Voyant Word Cloud of 1908 Address
Here at the University of Alberta we return for inspiration to the founding President’s words at the 1908 Address to the First Convocation. In particular we have taken to heart Henry Marshall Tory’s words about “uplifting the whole people.” Here is the relevant paragraph,
In many of the older universities men of merit were deprived of the privileges which they offered sometimes by creed or class legislation. The modern state university has sprung from a demand on the part of the people themselves for intellectual recognition, a recognition which only a century ago was denied them. The result is that such institutions must be conducted in such a way as to relate them as closely as possible to the life of the people. The people demand that knowledge shall not alone be the concern of scholars. The uplifting of the whole people shall be its final goal. This should be the concern of all educated men, it be never be forgotten.
The phrase “uplifting of the whole people” has become the promise of the University though I doubt many of us think about it more than casually. In Tory’s address it is connected with nation building and civilization. Every state in the USA has a university, now every province in Canada will get one. The state university has a special responsibility to the people. There is also a strong thread of praire populism to the address. He recognizes that universities have excluded people and been sites of privilege, something to be corrected in the “modern state university” that lists to the demands of the people and relates to them.

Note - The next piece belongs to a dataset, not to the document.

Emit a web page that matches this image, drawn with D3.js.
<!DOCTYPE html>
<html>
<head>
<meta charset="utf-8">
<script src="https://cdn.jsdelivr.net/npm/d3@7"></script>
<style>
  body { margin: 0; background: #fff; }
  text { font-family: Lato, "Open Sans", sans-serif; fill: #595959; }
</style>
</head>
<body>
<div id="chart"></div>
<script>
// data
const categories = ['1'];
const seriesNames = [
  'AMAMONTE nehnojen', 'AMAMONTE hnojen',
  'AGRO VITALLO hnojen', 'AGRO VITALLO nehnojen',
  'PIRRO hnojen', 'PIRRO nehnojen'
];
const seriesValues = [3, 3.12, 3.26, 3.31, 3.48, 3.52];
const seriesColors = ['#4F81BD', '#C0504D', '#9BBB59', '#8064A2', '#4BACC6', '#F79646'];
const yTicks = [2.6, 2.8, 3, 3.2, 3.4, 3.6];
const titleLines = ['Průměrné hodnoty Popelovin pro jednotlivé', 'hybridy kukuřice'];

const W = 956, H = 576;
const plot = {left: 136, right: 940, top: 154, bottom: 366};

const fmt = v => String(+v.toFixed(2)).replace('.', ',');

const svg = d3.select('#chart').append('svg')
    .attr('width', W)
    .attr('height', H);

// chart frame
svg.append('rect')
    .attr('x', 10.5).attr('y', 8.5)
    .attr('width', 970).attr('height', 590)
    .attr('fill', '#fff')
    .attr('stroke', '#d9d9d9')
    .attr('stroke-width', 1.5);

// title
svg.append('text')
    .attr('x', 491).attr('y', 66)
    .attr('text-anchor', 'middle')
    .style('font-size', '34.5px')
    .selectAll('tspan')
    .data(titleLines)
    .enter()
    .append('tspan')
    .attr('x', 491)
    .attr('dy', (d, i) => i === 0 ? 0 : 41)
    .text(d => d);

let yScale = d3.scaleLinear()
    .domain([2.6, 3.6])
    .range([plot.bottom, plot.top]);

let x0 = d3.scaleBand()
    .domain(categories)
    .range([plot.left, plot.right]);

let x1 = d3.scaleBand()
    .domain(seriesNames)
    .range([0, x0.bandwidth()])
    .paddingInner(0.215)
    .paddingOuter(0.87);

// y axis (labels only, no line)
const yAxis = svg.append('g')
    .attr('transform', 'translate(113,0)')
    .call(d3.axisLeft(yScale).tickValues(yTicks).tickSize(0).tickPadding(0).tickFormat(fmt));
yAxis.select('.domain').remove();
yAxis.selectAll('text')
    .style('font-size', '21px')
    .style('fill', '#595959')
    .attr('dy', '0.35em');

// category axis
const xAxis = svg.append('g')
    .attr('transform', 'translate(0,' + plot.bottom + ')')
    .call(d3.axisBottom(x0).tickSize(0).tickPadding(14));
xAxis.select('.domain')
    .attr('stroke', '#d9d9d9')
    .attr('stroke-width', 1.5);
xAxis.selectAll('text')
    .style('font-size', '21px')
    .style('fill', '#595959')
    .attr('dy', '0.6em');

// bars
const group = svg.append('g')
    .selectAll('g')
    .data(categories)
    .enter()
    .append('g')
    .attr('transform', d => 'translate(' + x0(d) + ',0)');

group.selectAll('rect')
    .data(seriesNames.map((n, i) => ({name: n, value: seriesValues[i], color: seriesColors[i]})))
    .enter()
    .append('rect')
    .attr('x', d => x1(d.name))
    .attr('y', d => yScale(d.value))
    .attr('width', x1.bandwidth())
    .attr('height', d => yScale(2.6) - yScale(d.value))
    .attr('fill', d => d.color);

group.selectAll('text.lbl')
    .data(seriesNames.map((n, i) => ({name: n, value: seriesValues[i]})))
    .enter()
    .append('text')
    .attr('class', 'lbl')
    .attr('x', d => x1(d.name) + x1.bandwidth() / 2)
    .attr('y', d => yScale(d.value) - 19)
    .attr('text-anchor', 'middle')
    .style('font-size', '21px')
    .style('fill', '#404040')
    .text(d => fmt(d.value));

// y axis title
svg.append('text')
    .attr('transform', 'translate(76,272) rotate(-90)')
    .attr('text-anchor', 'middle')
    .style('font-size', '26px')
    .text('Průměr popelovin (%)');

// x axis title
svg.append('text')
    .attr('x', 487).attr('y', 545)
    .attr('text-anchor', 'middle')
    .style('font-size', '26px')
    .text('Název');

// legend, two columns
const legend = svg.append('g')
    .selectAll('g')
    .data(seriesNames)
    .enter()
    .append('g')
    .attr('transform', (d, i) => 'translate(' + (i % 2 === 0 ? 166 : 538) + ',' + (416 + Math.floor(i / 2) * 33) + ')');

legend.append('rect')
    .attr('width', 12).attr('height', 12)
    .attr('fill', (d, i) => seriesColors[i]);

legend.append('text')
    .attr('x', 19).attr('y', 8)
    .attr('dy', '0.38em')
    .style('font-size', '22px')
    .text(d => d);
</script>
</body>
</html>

Tory touches on a number of other issues in his talk that we should also think through. He talks about the importance of pure intellect to the university. He connects this with “the highest ideals of life.”
[Universities] have arisen as a result of the demand of the intellect pure and simple. Quite apart from practical results, the restless energy of the human mind, slow to accomplish results, but never resting in its efforts, has demanded that a place should be found where men may be given an opportunity to fit themselves by rigid training to solve the problems of life. Thus it has become the task of the university to hold up the highest ideals of life; to help create in the hearts of men and to sustain in them a love for those things which are higher than food and raiment; to emphasize the teaching of the greatest of all teachers that man’s life consisteth not in the abundance of the things which he possesses. It has become a part of their recognized responsibility to instill a love of those things which really constitute greatness; to emphasize the things of the mind above those of the body; in relation national life to place patriotism above party; in our relations to others to place love above hate; in our relation to knowledge to choose truth and not error; in our relations to ourselves to be men not things.
He returns later to these high ideals which turn out to be echoed in the “moral and spiritual sense of the Christian world” which has triumphed over materialism. The university is to be a place that fosters ideals that are consistent with the Christian world and not a “materialistic philosophy.”
Did I say materialism was dead? I say it again! Man knows that he is greater than the clod and in that knowledge lies his supremacy. The age of thought has only begun. In spite of the practical and materialistic philosophy which expresses itself still [in] the commercial spirit of the age I assert the deepest conviction of my being that thought and mind are still supreme. We who teach may be called idealists. Let me say to you that the idealist still lives and lifts his head to the stars and declares the impossible can be accomplished. All the ages of progress have been his ages and when the spirit of a material age is dead and the philosophy of materialism is forgotten the idealist will still be conquering the world.
Tory touches on the importance of faculty and admonishes that faculty not be treated as “state officers.”
The members of the university staff must not be thought of in the ordinary way as state officers. They must rather be regarded in the light of independent thinkers and scholars who are to bring us into that appreciation of those higher things about which I was speaking a moment ago.
He then goes on to talk about teaching and giving faculty the freedom to teach well. He trusts us to handle this freedom with discretion.
Our professors are first of all teachers. To them the largest freedom must be given. It is their duty to push into the heart of things that the truth and nothing but the truth may be, discovered. I am sure they will temper freedom with discretion.
While on the whole the address is remarkably current there are two dated and distasteful aspects. First of all is the sexism of the language that talks only of men and manhood. There is no recognition that women might be part of the whole people. I hear the echo of muscular and rational Christianity in this address. Secondly there is a race consciousness or pride in Alberta’s youth and mingling of peoples that strikes me as vanity.
We are not a degenerate race, we are a race produced by the mingling of the best blood. We are not yet dissolute in temper, but still have the firmness to govern and the grace to obey. We are rich in the inheritance of honour bequeathed to us through a thousand years of noble history and we may make it our daily thirst to increase it with splendid service, so that if it be a sin to covet honour, Canadians should be the most offending souls alive.